## REQUIRED TASK
Write the data out again exactly, with no pictures.

+---+

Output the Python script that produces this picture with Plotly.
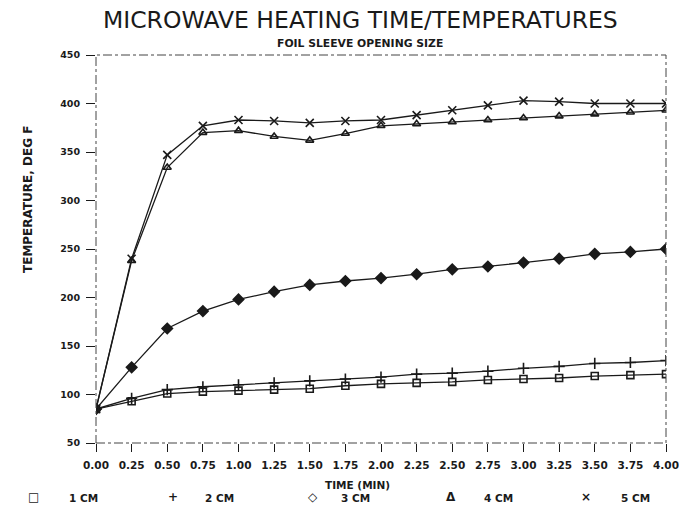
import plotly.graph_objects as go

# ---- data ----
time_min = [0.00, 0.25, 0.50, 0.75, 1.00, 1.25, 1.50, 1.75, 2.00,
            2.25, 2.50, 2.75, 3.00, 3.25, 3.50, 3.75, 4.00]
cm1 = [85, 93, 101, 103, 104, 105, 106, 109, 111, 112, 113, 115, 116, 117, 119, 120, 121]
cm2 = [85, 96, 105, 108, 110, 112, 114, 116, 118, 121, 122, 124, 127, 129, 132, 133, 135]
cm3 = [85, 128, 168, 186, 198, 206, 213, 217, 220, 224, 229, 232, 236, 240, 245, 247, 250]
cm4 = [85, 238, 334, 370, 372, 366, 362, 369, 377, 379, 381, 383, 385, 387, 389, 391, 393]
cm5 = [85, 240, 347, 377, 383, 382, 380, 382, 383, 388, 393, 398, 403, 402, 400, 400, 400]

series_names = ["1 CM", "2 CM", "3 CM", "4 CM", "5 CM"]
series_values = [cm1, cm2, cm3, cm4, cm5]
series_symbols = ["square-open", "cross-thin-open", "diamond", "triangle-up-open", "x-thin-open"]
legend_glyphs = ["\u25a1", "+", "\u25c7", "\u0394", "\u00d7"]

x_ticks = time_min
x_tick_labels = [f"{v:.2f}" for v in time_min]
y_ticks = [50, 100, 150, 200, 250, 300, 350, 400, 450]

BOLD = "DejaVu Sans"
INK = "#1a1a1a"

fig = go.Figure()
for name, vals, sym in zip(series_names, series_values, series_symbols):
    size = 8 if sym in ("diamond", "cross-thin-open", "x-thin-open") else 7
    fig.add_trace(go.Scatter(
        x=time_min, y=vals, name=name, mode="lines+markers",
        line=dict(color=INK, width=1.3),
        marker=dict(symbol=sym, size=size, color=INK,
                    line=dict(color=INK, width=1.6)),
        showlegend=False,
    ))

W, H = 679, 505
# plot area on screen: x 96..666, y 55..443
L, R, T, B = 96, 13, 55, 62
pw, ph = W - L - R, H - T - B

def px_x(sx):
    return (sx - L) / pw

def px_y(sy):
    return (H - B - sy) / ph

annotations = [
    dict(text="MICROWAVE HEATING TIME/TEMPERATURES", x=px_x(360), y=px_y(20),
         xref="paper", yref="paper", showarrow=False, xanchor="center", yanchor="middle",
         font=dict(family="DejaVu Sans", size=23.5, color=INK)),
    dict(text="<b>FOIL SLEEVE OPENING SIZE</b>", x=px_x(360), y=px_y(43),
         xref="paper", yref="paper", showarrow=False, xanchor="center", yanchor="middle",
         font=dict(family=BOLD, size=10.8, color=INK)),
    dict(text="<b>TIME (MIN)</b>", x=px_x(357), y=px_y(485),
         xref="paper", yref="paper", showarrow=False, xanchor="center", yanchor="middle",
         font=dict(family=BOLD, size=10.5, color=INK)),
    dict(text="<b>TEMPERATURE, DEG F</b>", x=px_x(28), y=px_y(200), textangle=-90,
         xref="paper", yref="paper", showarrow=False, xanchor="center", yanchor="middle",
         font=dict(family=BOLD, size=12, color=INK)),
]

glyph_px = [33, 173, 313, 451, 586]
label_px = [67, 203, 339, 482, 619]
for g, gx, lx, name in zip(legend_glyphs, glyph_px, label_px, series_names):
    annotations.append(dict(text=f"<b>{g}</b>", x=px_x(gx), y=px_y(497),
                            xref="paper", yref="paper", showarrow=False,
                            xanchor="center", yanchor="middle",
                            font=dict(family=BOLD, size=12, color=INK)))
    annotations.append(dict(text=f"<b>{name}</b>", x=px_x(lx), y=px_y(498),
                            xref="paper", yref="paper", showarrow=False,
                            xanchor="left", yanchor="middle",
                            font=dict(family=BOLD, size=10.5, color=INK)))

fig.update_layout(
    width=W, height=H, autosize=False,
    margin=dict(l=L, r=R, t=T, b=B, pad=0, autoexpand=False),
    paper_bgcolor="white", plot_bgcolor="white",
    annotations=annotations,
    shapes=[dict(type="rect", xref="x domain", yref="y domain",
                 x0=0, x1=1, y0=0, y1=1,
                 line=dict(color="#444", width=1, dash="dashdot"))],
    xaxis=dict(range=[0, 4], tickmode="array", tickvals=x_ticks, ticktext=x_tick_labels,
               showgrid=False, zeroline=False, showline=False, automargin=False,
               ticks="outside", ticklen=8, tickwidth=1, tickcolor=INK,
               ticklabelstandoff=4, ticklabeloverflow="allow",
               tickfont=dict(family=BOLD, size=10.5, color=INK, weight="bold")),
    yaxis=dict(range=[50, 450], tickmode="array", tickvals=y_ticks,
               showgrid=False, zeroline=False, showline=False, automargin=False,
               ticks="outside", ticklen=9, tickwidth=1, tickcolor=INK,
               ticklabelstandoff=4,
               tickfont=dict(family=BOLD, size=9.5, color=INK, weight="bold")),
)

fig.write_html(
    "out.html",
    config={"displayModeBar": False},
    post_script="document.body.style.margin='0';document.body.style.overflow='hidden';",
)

+---+

## THE OUTPUT
Output the Python script that produces this picture with Plotly.
import plotly.graph_objects as go

# ---- data ----
time_min = [0.00, 0.25, 0.50, 0.75, 1.00, 1.25, 1.50, 1.75, 2.00,
            2.25, 2.50, 2.75, 3.00, 3.25, 3.50, 3.75, 4.00]
cm1 = [85, 93, 101, 103, 104, 105, 106, 109, 111, 112, 113, 115, 116, 117, 119, 120, 121]
cm2 = [85, 96, 105, 108, 110, 112, 114, 116, 118, 121, 122, 124, 127, 129, 132, 133, 135]
cm3 = [85, 128, 168, 186, 198, 206, 213, 217, 220, 224, 229, 232, 236, 240, 245, 247, 250]
cm4 = [85, 238, 334, 370, 372, 366, 362, 369, 377, 379, 381, 383, 385, 387, 389, 391, 393]
cm5 = [85, 240, 347, 377, 383, 382, 380, 382, 383, 388, 393, 398, 403, 402, 400, 400, 400]

series_names = ["1 CM", "2 CM", "3 CM", "4 CM", "5 CM"]
series_values = [cm1, cm2, cm3, cm4, cm5]
series_symbols = ["square-open", "cross-thin-open", "diamond", "triangle-up-open", "x-thin-open"]
legend_glyphs = ["\u25a1", "+", "\u25c7", "\u0394", "\u00d7"]

x_ticks = time_min
x_tick_labels = [f"{v:.2f}" for v in time_min]
y_ticks = [50, 100, 150, 200, 250, 300, 350, 400, 450]

BOLD = "DejaVu Sans"
INK = "#1a1a1a"

fig = go.Figure()
for name, vals, sym in zip(series_names, series_values, series_symbols):
    size = 8 if sym in ("diamond", "cross-thin-open", "x-thin-open") else 7
    fig.add_trace(go.Scatter(
        x=time_min, y=vals, name=name, mode="lines+markers",
        line=dict(color=INK, width=1.3),
        marker=dict(symbol=sym, size=size, color=INK,
                    line=dict(color=INK, width=1.6)),
        showlegend=False,
    ))

W, H = 679, 505
# plot area on screen: x 96..666, y 55..443
L, R, T, B = 96, 13, 55, 62
pw, ph = W - L - R, H - T - B

def px_x(sx):
    return (sx - L) / pw

def px_y(sy):
    return (H - B - sy) / ph

annotations = [
    dict(text="MICROWAVE HEATING TIME/TEMPERATURES", x=px_x(360), y=px_y(20),
         xref="paper", yref="paper", showarrow=False, xanchor="center", yanchor="middle",
         font=dict(family="DejaVu Sans", size=23.5, color=INK)),
    dict(text="<b>FOIL SLEEVE OPENING SIZE</b>", x=px_x(360), y=px_y(43),
         xref="paper", yref="paper", showarrow=False, xanchor="center", yanchor="middle",
         font=dict(family=BOLD, size=10.8, color=INK)),
    dict(text="<b>TIME (MIN)</b>", x=px_x(357), y=px_y(485),
         xref="paper", yref="paper", showarrow=False, xanchor="center", yanchor="middle",
         font=dict(family=BOLD, size=10.5, color=INK)),
    dict(text="<b>TEMPERATURE, DEG F</b>", x=px_x(28), y=px_y(200), textangle=-90,
         xref="paper", yref="paper", showarrow=False, xanchor="center", yanchor="middle",
         font=dict(family=BOLD, size=12, color=INK)),
]

glyph_px = [33, 173, 313, 451, 586]
label_px = [67, 203, 339, 482, 619]
for g, gx, lx, name in zip(legend_glyphs, glyph_px, label_px, series_names):
    annotations.append(dict(text=f"<b>{g}</b>", x=px_x(gx), y=px_y(497),
                            xref="paper", yref="paper", showarrow=False,
                            xanchor="center", yanchor="middle",
                            font=dict(family=BOLD, size=12, color=INK)))
    annotations.append(dict(text=f"<b>{name}</b>", x=px_x(lx), y=px_y(498),
                            xref="paper", yref="paper", showarrow=False,
                            xanchor="left", yanchor="middle",
                            font=dict(family=BOLD, size=10.5, color=INK)))

fig.update_layout(
    width=W, height=H, autosize=False,
    margin=dict(l=L, r=R, t=T, b=B, pad=0, autoexpand=False),
    paper_bgcolor="white", plot_bgcolor="white",
    annotations=annotations,
    shapes=[dict(type="rect", xref="x domain", yref="y domain",
                 x0=0, x1=1, y0=0, y1=1,
                 line=dict(color="#444", width=1, dash="dashdot"))],
    xaxis=dict(range=[0, 4], tickmode="array", tickvals=x_ticks, ticktext=x_tick_labels,
               showgrid=False, zeroline=False, showline=False, automargin=False,
               ticks="outside", ticklen=8, tickwidth=1, tickcolor=INK,
               ticklabelstandoff=4, ticklabeloverflow="allow",
               tickfont=dict(family=BOLD, size=10.5, color=INK, weight="bold")),
    yaxis=dict(range=[50, 450], tickmode="array", tickvals=y_ticks,
               showgrid=False, zeroline=False, showline=False, automargin=False,
               ticks="outside", ticklen=9, tickwidth=1, tickcolor=INK,
               ticklabelstandoff=4,
               tickfont=dict(family=BOLD, size=9.5, color=INK, weight="bold")),
)

fig.write_html(
    "out.html",
    config={"displayModeBar": False},
    post_script="document.body.style.margin='0';document.body.style.overflow='hidden';",
)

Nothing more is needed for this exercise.